June 26th 2009 @ 10:42am
keeper11 said | June 26th 2009 @ 10:42am | Report comment
‘ Its a tabloid rag with the ethics of a hyena and the collective IQ of a garden slug.’
..and the so-called voice of ‘global city’ sydney…..very sad…
more like redneck footy central if one judges by its local media’s attitudes..
the crux of the matter is ..
the socceroos after a rock solid , hugely succesful if unspectacular qualafying campaign earned a historic second succesive WC apperance.
-the same week all federal government on both sides fully supported the massive initiative to possibly host the worlds biggest sporting event…
overall ..a pretty big and positive week for the code one would think ??
worthy of an uplifting piece back page of not front page??
( aka 3/4 front page league propganda piece post origin on ‘mighty maroons’
but..oh no..not to the shameless agenda driven news-limited posse from the melbourne storm media arm
aka ‘the strayan’ to putrid sewer inhabited by ‘the rag’ ‘..all self-proclaimed ‘masters of their own universe’..
who ofcourse have decided all this positive news on the sockah is ‘not in their interest’;..
have rolled out one beat up, half-truths, negative spin , rumour, inuendo…ANYTHING to deflect from the positive vibe and tasrnish the team and the code at one of its finest hours…

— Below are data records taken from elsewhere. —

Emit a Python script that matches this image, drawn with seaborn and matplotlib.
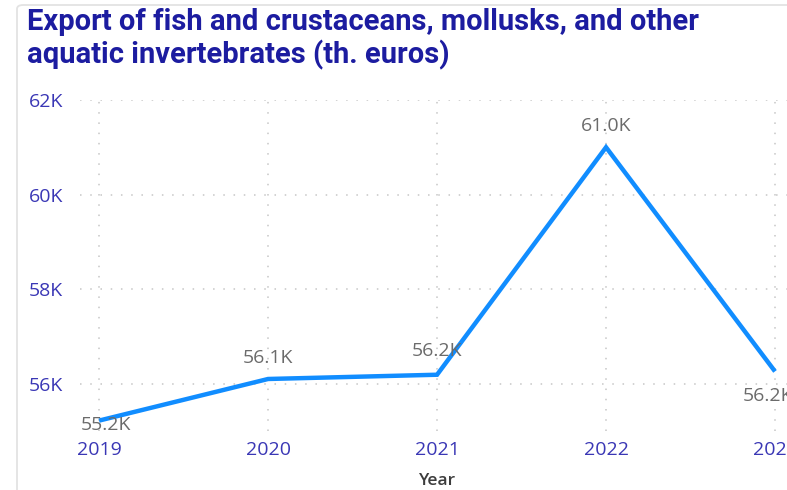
import matplotlib
matplotlib.use("Agg")
import matplotlib.pyplot as plt
import seaborn as sns
import pandas as pd
from matplotlib.patches import FancyBboxPatch
from matplotlib.ticker import FuncFormatter

years = [2019, 2020, 2021, 2022, 2023]
values = [55.22, 56.10, 56.19, 61.00, 56.26]  # thousands of euros
labels = ["55.2K", "56.1K", "56.2K", "61.0K", "56.2K"]
y_ticks = [56, 58, 60, 62]

title = "Export of fish and crustaceans, mollusks, and other\naquatic invertebrates (th. euros)"

sns.set_style("white")
plt.rcParams["font.family"] = ["Open Sans", "DejaVu Sans"]

df = pd.DataFrame({"Year": years, "Value": values})

W, H = 787, 490
fig = plt.figure(figsize=(W / 100, H / 100), dpi=100)
fig.patch.set_facecolor("white")

# border of visual
fig.patches.append(FancyBboxPatch((17 / W, -0.3), 1.2, 1.3 - 5 / H,
                                  boxstyle="round,pad=0,rounding_size=0.008",
                                  transform=fig.transFigure, fill=False,
                                  edgecolor="#E3E3E3", linewidth=1.3))

left_px, right_px = 80, 795
top_px, bot_px = 100, 431
ax = fig.add_axes([left_px / W, 1 - bot_px / H, (right_px - left_px) / W, (bot_px - top_px) / H])

sns.lineplot(data=df, x="Year", y="Value", ax=ax, color="#118DFF", linewidth=3.2,
             solid_joinstyle="miter", solid_capstyle="butt")

ax.set_xlim(2018.887, 2019 + (right_px - 99) / 169.0)
ax.set_ylim(55, 62)
ax.set_xticks(years)
ax.set_yticks(y_ticks)
ax.yaxis.set_major_formatter(FuncFormatter(lambda v, p: f"{int(v)}K"))
ax.grid(True, color="#C6C6C6", linestyle=(0, (1, 5.7)), linewidth=1.1)
for s in ax.spines.values():
    s.set_visible(False)
ax.tick_params(axis="both", length=0, colors="#3A37B5", labelsize=14)
ax.tick_params(axis="x", pad=7)
ax.tick_params(axis="y", pad=12)
ax.set_ylabel("")
ax.set_xlabel("Year", fontsize=12.5, color="#3C3C3C", fontweight="semibold", labelpad=10)

# label offsets in points (style only)
offsets = [(5, -3), (0, 15), (0, 17), (0, 15), (-5, -18)]
for x, v, lab, (dx, dy) in zip(years, values, labels, offsets):
    ax.annotate(lab, (x, v), xytext=(dx, dy), textcoords="offset points",
                ha="center", va="center", fontsize=14, color="#6B6B6B",
                annotation_clip=False)

fig.text(27 / W, 1 - 8 / H, title, ha="left", va="top", fontsize=21, fontweight="bold",
         color="#1C1CA0", family=["Roboto", "DejaVu Sans"], linespacing=1.17)

fig.savefig("out.png", dpi=100)
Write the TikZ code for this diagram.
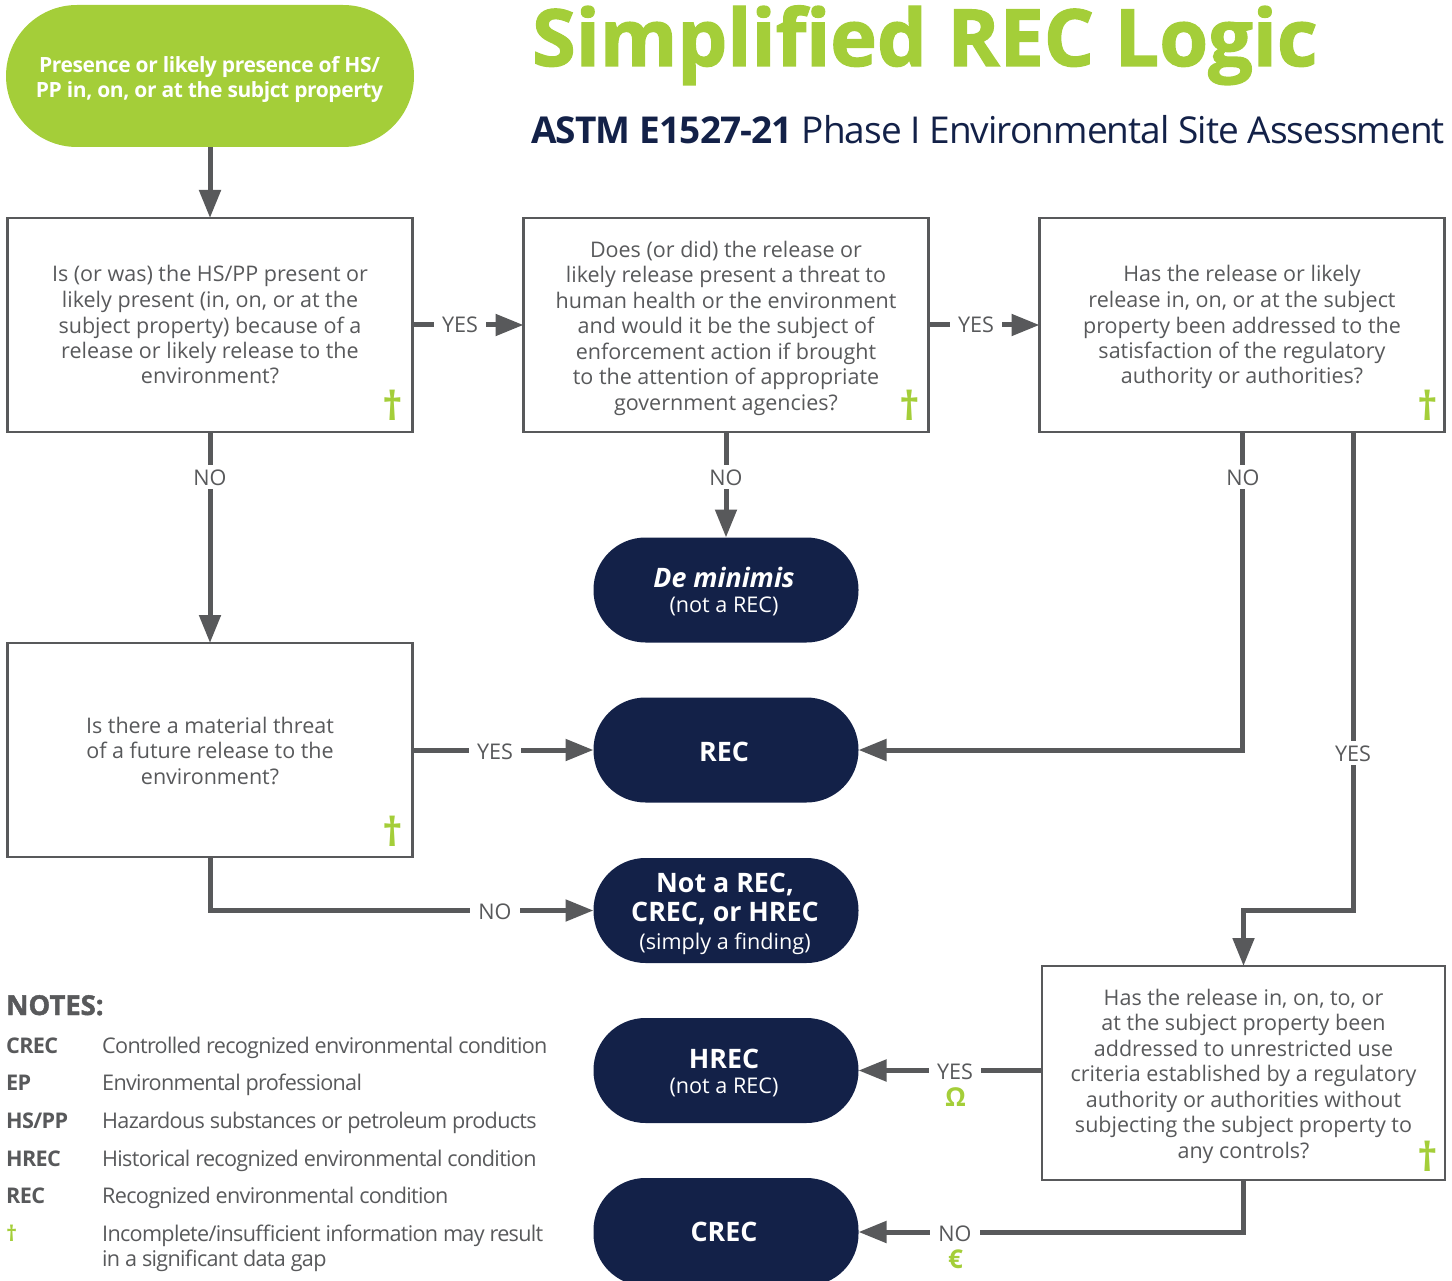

the stench of fear from this sc*m……
June 26th 2009 @ 10:53am
Dan said | June 26th 2009 @ 10:53am | Report comment
Keeper11,
Firstly, the Telegraph is the only place you will hear their paper referred to as “the voice of sydney” – anyone with half a brain in this city doesn’t really even consider it a news paper, but rather a second rate kitty litter.
Anyway, that aside, I feel that perhaps you’re either very young or simply don’t understand how media (particularly conservative media) works. Good news almost always loses to bad news and scandal. It’s just the way it works unfortunately and it’s what has made the likes of Murdoch the rich man he is today; he’s preddled on the lowest common denominator from day 1 and he’s succeeded. His “3 S” (Sex, Scandal and Sport and in India it’s the 4 Cs – Corruption, Crime, Celebrities and Cricket) media model has permiated the whole globe. Positive stories just don’t sell that well most of the time, so it’s not so much that there’s an agenda against soccer, than simply soccer is now being given attention and thus any scandal in the game is now worthy of print.